Provided data ->
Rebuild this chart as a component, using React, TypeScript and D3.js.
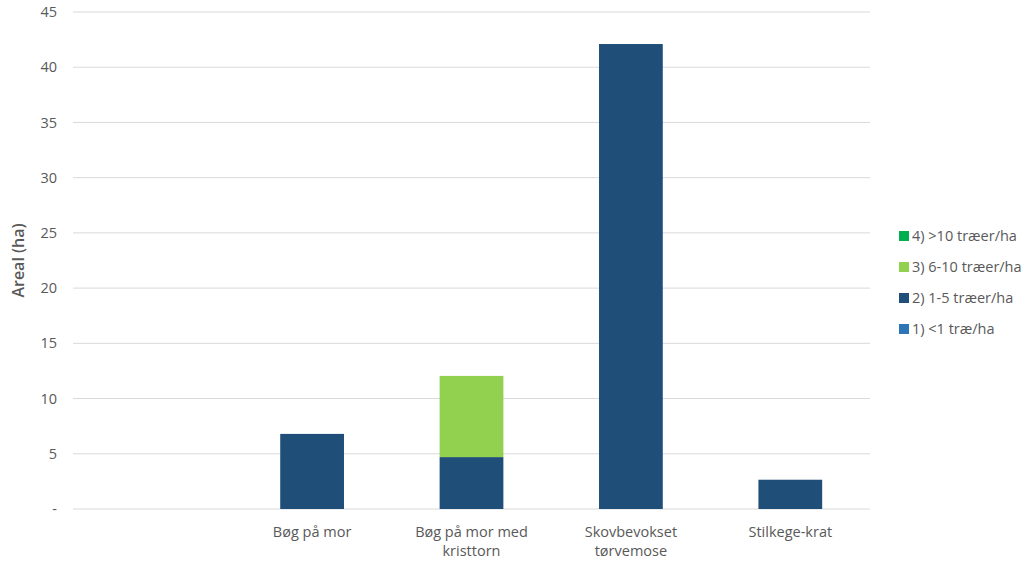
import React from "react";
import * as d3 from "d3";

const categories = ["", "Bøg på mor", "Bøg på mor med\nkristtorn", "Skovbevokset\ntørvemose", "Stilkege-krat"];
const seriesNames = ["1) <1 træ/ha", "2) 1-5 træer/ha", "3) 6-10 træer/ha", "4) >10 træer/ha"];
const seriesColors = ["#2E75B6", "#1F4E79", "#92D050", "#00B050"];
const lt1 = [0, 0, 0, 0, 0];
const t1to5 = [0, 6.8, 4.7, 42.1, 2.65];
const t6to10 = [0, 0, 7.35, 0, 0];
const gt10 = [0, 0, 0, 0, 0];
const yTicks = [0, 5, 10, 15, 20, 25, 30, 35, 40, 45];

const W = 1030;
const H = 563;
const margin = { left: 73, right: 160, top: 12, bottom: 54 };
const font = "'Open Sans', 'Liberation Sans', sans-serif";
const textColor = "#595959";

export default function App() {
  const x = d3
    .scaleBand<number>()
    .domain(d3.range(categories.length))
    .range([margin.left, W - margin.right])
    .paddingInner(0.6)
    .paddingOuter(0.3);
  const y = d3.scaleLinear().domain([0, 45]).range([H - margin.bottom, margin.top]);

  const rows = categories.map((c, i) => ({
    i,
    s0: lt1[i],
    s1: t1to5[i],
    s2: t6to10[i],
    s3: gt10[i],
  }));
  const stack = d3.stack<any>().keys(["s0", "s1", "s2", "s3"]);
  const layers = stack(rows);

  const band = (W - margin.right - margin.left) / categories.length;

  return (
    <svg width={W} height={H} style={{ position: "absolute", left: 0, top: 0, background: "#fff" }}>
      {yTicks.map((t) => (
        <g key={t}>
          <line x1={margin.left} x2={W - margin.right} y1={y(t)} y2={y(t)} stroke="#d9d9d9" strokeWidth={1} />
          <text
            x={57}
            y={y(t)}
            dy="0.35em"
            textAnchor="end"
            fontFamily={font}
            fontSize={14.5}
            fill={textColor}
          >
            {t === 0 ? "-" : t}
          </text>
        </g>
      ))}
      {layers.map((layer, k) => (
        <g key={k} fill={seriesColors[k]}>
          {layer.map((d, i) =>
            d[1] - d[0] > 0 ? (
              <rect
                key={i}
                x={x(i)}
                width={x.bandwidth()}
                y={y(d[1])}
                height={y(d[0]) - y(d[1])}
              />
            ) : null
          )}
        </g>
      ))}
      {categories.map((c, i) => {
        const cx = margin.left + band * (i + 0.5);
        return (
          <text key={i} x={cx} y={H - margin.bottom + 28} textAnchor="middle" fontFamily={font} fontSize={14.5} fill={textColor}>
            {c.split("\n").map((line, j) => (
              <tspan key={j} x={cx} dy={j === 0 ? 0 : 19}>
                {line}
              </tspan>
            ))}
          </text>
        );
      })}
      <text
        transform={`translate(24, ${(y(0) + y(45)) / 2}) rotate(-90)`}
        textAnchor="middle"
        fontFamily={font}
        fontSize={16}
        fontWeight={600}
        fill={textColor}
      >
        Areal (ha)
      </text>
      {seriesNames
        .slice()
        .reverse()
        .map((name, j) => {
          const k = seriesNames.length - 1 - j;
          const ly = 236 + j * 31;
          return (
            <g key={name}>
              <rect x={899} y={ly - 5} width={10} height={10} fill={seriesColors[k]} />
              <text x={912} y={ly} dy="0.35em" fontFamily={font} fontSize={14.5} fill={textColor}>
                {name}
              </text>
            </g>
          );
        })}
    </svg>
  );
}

Work to complete ->
Give back every line exactly as it stands, pictures excluded.

In response ->
Rebuild this chart as a component, using React, TypeScript and D3.js.
import React from "react";
import * as d3 from "d3";

const categories = ["", "Bøg på mor", "Bøg på mor med\nkristtorn", "Skovbevokset\ntørvemose", "Stilkege-krat"];
const seriesNames = ["1) <1 træ/ha", "2) 1-5 træer/ha", "3) 6-10 træer/ha", "4) >10 træer/ha"];
const seriesColors = ["#2E75B6", "#1F4E79", "#92D050", "#00B050"];
const lt1 = [0, 0, 0, 0, 0];
const t1to5 = [0, 6.8, 4.7, 42.1, 2.65];
const t6to10 = [0, 0, 7.35, 0, 0];
const gt10 = [0, 0, 0, 0, 0];
const yTicks = [0, 5, 10, 15, 20, 25, 30, 35, 40, 45];

const W = 1030;
const H = 563;
const margin = { left: 73, right: 160, top: 12, bottom: 54 };
const font = "'Open Sans', 'Liberation Sans', sans-serif";
const textColor = "#595959";

export default function App() {
  const x = d3
    .scaleBand<number>()
    .domain(d3.range(categories.length))
    .range([margin.left, W - margin.right])
    .paddingInner(0.6)
    .paddingOuter(0.3);
  const y = d3.scaleLinear().domain([0, 45]).range([H - margin.bottom, margin.top]);

  const rows = categories.map((c, i) => ({
    i,
    s0: lt1[i],
    s1: t1to5[i],
    s2: t6to10[i],
    s3: gt10[i],
  }));
  const stack = d3.stack<any>().keys(["s0", "s1", "s2", "s3"]);
  const layers = stack(rows);

  const band = (W - margin.right - margin.left) / categories.length;

  return (
    <svg width={W} height={H} style={{ position: "absolute", left: 0, top: 0, background: "#fff" }}>
      {yTicks.map((t) => (
        <g key={t}>
          <line x1={margin.left} x2={W - margin.right} y1={y(t)} y2={y(t)} stroke="#d9d9d9" strokeWidth={1} />
          <text
            x={57}
            y={y(t)}
            dy="0.35em"
            textAnchor="end"
            fontFamily={font}
            fontSize={14.5}
            fill={textColor}
          >
            {t === 0 ? "-" : t}
          </text>
        </g>
      ))}
      {layers.map((layer, k) => (
        <g key={k} fill={seriesColors[k]}>
          {layer.map((d, i) =>
            d[1] - d[0] > 0 ? (
              <rect
                key={i}
                x={x(i)}
                width={x.bandwidth()}
                y={y(d[1])}
                height={y(d[0]) - y(d[1])}
              />
            ) : null
          )}
        </g>
      ))}
      {categories.map((c, i) => {
        const cx = margin.left + band * (i + 0.5);
        return (
          <text key={i} x={cx} y={H - margin.bottom + 28} textAnchor="middle" fontFamily={font} fontSize={14.5} fill={textColor}>
            {c.split("\n").map((line, j) => (
              <tspan key={j} x={cx} dy={j === 0 ? 0 : 19}>
                {line}
              </tspan>
            ))}
          </text>
        );
      })}
      <text
        transform={`translate(24, ${(y(0) + y(45)) / 2}) rotate(-90)`}
        textAnchor="middle"
        fontFamily={font}
        fontSize={16}
        fontWeight={600}
        fill={textColor}
      >
        Areal (ha)
      </text>
      {seriesNames
        .slice()
        .reverse()
        .map((name, j) => {
          const k = seriesNames.length - 1 - j;
          const ly = 236 + j * 31;
          return (
            <g key={name}>
              <rect x={899} y={ly - 5} width={10} height={10} fill={seriesColors[k]} />
              <text x={912} y={ly} dy="0.35em" fontFamily={font} fontSize={14.5} fill={textColor}>
                {name}
              </text>
            </g>
          );
        })}
    </svg>
  );
}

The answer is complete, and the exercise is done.